5 comments to Viet Nam Landmarks: Cap St. Jacques – 1958

  • Richard Turner


    I read your obit on Peter Shapazian last week and was reminded, once more, of our individual and collective mortality. It also got me thinking about an idea that I thought I would run by you. What would you think of using the website as a vehicle for a crowd-sourced piece that would be, essentially, A Day in the Life (Saigon in the 50s and 60s) I would develop an outline that would begin in the morning and proceed through the day and into evening. For example it might begin with breakfast, getting ready for school, servants, description of the house or apartment, etc. I would include a few examples from my own writings and we would invite people to send us their reminiscences, each of which would be identified in terms of where it fit into the outline. If enough people chose to participate then we could, over time, accumulate enough information to compile a rich and varied picture of life in Saigon at that time that would have a coherence to it beyond that of individual recollections. Much of the material already on the website could easily be fit into this format. I could do the organizing of the entries, putting them into an order that made some narrative sense. Every entry would be credited, of course.

    Let me know what you think of the idea. We’re not going to live forever.(By the way Peter Garcia was nicknamed Peter Rabbit, not Peter Shapazian.)



    • Richard – Let’s DO IT!! And, THANK YOU for taking on this project. Very much appreciated! 🙂
      Shoot me a message via the *Contact Form* on the site (the link is in the Menu bar at the top of this page “Contact and Help Desk”). Let’s set this up and rock’n roll with it.


  • Vung Tau — a beautiful spot at the mouth of the Saigon River. My father thought one Saturday we ought to have a great adventure. So the four of us, together with our cook Tu and our housemaid Hai (and Hai’s two children), hopped into our Ford station wagon (the one with the Auburn decal on the back window written about previously) and hit the road down to Cap St. Jacques. Everyone, especially Hai’s kids, enjoyed the visit to that lovely spot. It had to have been in September or October 1960 — I think it was just days before a couple of American military men were ambushed while driving their Jeep on that same highway.
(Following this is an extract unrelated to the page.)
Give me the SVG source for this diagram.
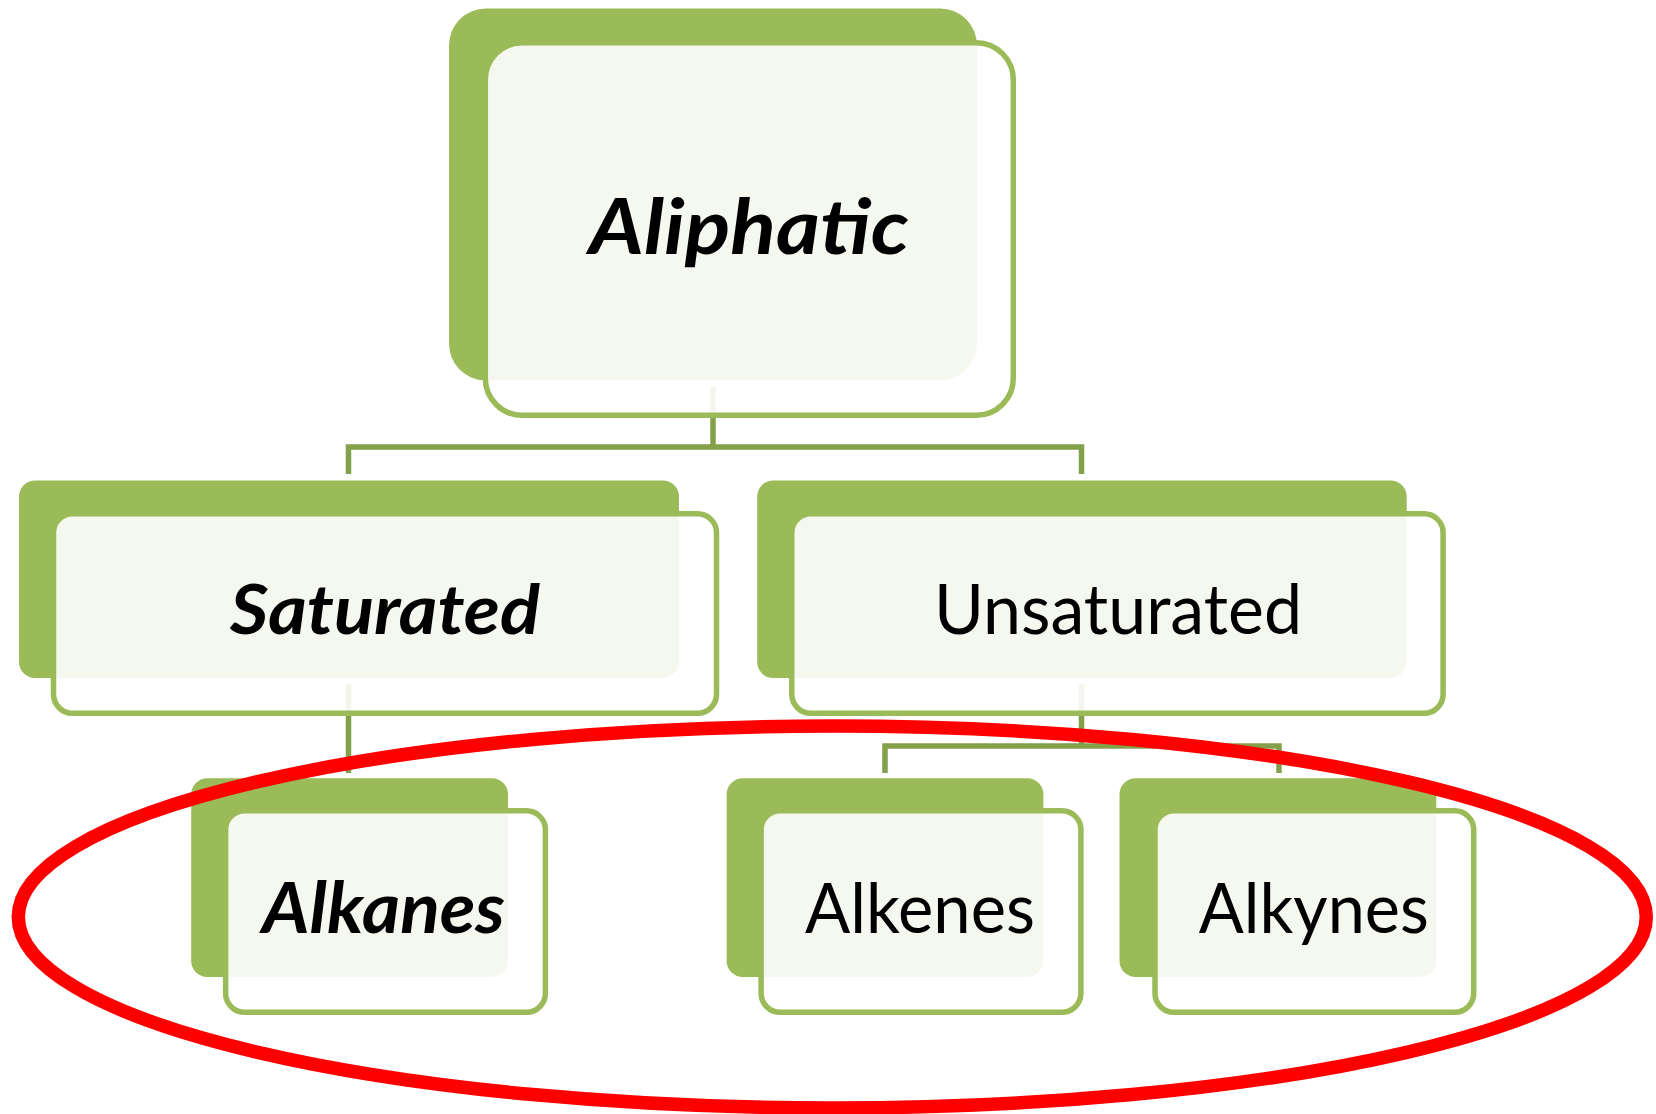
<svg xmlns="http://www.w3.org/2000/svg" width="1656" height="1114" viewBox="0 0 1656 1114">
<style>
.back{fill:#9BBB59;}
.front{fill:#ffffff;fill-opacity:0.9;stroke:#9BBB59;stroke-width:5.5;}
.conn{fill:none;stroke:#84A04B;stroke-width:5.5;}
.lbl{font-family:Lato,"Open Sans","Liberation Sans",sans-serif;fill:#000;text-anchor:middle;}
.bi{font-weight:bold;font-style:italic;}
.ring{fill:none;stroke:#FF0000;stroke-width:13.5;}
</style>
<rect width="1656" height="1114" fill="#ffffff"/>
<g id="connectors">
<path class="conn" d="M713 387V447M348.5 474V447H1081.5V474"/>
<path class="conn" d="M348.5 684V773"/>
<path class="conn" d="M1081.5 684V746M885 773V746H1279V773"/>
</g>
<g id="node-aliphatic">
<rect class="back" x="449" y="8.5" width="528" height="372" rx="37"/>
<rect class="front" x="485.3" y="42.8" width="528" height="372.5" rx="37"/>
<text class="lbl bi" x="749" y="253.5" font-size="76" textLength="320" lengthAdjust="spacingAndGlyphs">Aliphatic</text>
</g>
<g id="node-saturated">
<rect class="back" x="19" y="480.5" width="660" height="197.5" rx="16"/>
<rect class="front" x="53.5" y="513.8" width="663" height="199.5" rx="19"/>
<text class="lbl bi" x="385" y="633.7" font-size="69" textLength="310" lengthAdjust="spacingAndGlyphs">Saturated</text>
</g>
<g id="node-unsaturated">
<rect class="back" x="757.2" y="480.5" width="649.5" height="197.5" rx="16"/>
<rect class="front" x="791.8" y="513.8" width="651.3" height="199.5" rx="19"/>
<text class="lbl" x="1118" y="633.7" font-size="69" textLength="368" lengthAdjust="spacingAndGlyphs">Unsaturated</text>
</g>
<g id="node-alkanes">
<rect class="back" x="191.2" y="778.3" width="316.8" height="198.6" rx="16"/>
<rect class="front" x="225.6" y="810.8" width="319.8" height="201.5" rx="19"/>
<text class="lbl bi" x="383.5" y="932.5" font-size="70" textLength="243" lengthAdjust="spacingAndGlyphs">Alkanes</text>
</g>
<g id="node-alkenes">
<rect class="back" x="726.6" y="778.3" width="316.8" height="198.6" rx="16"/>
<rect class="front" x="761.1" y="810.8" width="319.8" height="201.5" rx="19"/>
<text class="lbl" x="920" y="932.5" font-size="70" textLength="230" lengthAdjust="spacingAndGlyphs">Alkenes</text>
</g>
<g id="node-alkynes">
<rect class="back" x="1119.5" y="778.3" width="316.8" height="198.6" rx="16"/>
<rect class="front" x="1155" y="810.8" width="318.7" height="201.5" rx="19"/>
<text class="lbl" x="1313.8" y="932.5" font-size="70" textLength="230" lengthAdjust="spacingAndGlyphs">Alkynes</text>
</g>
<ellipse class="ring" cx="832.3" cy="917" rx="814" ry="191"/>
</svg>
    The war’s terror was just beginning to bubble in earnest. If my mother reflected anxiously on that adventure after the subsequent ambush and deaths of the advisors on the same road we’d driven blithely down earlier, it would only prepare her for her own adventure on Friday, November 11 — a U.S. holiday when she would normally have stayed home from her secretarial position at the American Embassy. But she was the duty secretary for that weekend, and was driven to work in an embassy van that skirted the fighting around the presidential palace while she lay face-down on the van’s floor! Once she got there, Ambassador Dubrow and the CIA station chief kept her too busy taking dictation to even think about her scary ride.
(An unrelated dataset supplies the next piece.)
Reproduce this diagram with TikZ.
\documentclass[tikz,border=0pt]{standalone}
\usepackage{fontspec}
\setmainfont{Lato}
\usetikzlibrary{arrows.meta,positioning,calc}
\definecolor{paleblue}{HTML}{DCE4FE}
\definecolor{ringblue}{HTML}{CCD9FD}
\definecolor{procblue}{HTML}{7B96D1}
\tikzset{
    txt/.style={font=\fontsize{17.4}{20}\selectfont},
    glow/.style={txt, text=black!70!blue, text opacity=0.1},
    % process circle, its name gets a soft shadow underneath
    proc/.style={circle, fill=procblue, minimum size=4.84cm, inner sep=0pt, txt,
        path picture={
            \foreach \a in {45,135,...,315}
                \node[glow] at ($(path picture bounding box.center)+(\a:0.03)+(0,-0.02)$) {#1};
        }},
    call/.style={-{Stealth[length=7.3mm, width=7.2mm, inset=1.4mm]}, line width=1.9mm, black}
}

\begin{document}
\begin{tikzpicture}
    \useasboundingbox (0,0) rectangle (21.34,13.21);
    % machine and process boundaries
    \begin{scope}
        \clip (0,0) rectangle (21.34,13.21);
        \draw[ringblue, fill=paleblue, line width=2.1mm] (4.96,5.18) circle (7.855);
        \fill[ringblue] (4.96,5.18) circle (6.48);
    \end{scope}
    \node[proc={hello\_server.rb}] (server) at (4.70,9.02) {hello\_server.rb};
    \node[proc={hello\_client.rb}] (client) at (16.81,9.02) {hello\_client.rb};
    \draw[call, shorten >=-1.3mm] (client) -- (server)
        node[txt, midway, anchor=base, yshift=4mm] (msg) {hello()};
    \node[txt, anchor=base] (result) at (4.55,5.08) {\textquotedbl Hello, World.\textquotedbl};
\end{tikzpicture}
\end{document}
    The next time I got to visit Vung Tau was in 1969, when I worked as a staff officer in Bien Hoa, and I was sent to a week-long course at a CIA-run school there. Those of us at the school spent many pleasant evenings enjoying the night-life in Vung Tau.

    Vung Tau was like an in-country R&R spot. On several occasions, while flying as an observer in USAF Cessna aircraft used in psyops, the jet-trained young pilots would relieve their frustration of having to jockey a slow propeller-driven airplane by needing to “check out” a suspected mechanical condition — while we were conveniently flying near the airfield at Vung Tau. As the mechanics would work to ascertain the condition, the pilot and I would catch a ride to downtown Vung Tau and spend the afternoon enjoying the various sights.

  • Kenneth R. Yeager

    Never made it to Vung Tao, but spent a drunken weekend in Nha Trang with some other kids (normally I would withhold names to protect people, but frankly, I can’t remember who was there and no, it is not because I was in a total drunken state that I have forgotten). As an employee of the PX at the airbase at Tan Son Nhut I was the designated booze buyer which I did by getting some of the GIs to make purchases for me…thinking back, I guess I bought nothing but the cheapest booze available. I do remember the beaches but not much else (come on, its age, damn it!!!).
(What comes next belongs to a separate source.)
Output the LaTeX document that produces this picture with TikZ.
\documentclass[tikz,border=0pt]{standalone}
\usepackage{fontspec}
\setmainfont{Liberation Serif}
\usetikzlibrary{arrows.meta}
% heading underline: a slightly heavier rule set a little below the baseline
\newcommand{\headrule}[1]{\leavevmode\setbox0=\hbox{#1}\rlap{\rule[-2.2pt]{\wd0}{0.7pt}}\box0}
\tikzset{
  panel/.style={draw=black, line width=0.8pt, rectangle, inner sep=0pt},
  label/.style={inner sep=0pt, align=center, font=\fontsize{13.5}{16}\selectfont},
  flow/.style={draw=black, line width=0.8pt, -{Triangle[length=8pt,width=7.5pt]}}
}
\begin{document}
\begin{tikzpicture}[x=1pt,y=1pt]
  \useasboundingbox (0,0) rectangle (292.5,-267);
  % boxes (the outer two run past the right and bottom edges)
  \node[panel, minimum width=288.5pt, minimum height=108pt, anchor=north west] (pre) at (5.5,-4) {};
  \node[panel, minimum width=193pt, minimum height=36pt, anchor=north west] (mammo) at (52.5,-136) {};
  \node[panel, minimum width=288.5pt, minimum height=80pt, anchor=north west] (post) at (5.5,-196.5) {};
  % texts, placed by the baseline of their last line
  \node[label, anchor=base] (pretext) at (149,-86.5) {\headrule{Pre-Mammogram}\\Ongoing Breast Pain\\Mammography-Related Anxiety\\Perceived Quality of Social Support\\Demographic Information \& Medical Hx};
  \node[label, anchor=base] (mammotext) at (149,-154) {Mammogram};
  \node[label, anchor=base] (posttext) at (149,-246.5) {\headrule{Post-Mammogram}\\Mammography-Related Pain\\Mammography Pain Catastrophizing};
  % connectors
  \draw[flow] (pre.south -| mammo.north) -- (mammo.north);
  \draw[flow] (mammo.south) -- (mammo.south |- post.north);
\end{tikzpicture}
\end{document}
    While a GI and stationed at Long Binh (1968-69), I confessed to my unit CO (Signal Officer – again no names) that I knew Saigon very well so I became his designated driver whenever he wanted to visit his USO sweetie in Saigon. We would arm ourselves to the teeth, take the jeep and drive down the Binh Hoa highway to Saigon where I would drop him off at his sweetie’s flat just off the Rue To Do about half way between the Continental Hotel and the place where the To Do split to go around the cathedral. Then I would park the jeep at that BOQ (Bachelor’s Officer’s Quarters) behind the old parliament building, catty corner from Cheap Charlie’s restaurant….got it? I was then free to wander around on my own, still packing a .38 on my hip. Finding a place to sack out was at times a bit of a problem but I always managed to find somewhere to sleep. I always enjoyed this trip as it got me off the base at Long Binh and I got a few decent meals at some of the old places (Cheap Charlie’s, the floating restaurant and another just off the Rue To Do where they used to serve the best fried crab claws). Sunday PM it was pick up the Major and head back to the base. I know that some of my Army buddies resented my time in Saigon, but hey, was it my fault I knew my way around.

    Anyone remember sitting on the Rue To Do, having something to drink and bird watching? Or eating fried noodles at that little restaurant on a corner of To Do where they had a juke box? Gosh, those were some fun times….Glad I got to experience them and meet some great kids (today – grandparents).

  • thomas rushton

    Great stories.
    Brings back the o so precious past
    when in 1966-67 I worked for RB Landis Co in Saigon on a USAID contract, aiding the Post Office (PTT) with installation of radio antenna towers throughout the country.

    Later, as a PAE employee, I was captured during the 1968 Tet offensive in Hue.

    Spent 5 years then in the North, but even that didn’t detract from my fond memories of the Saigon time, and the energy in the air always present in those days.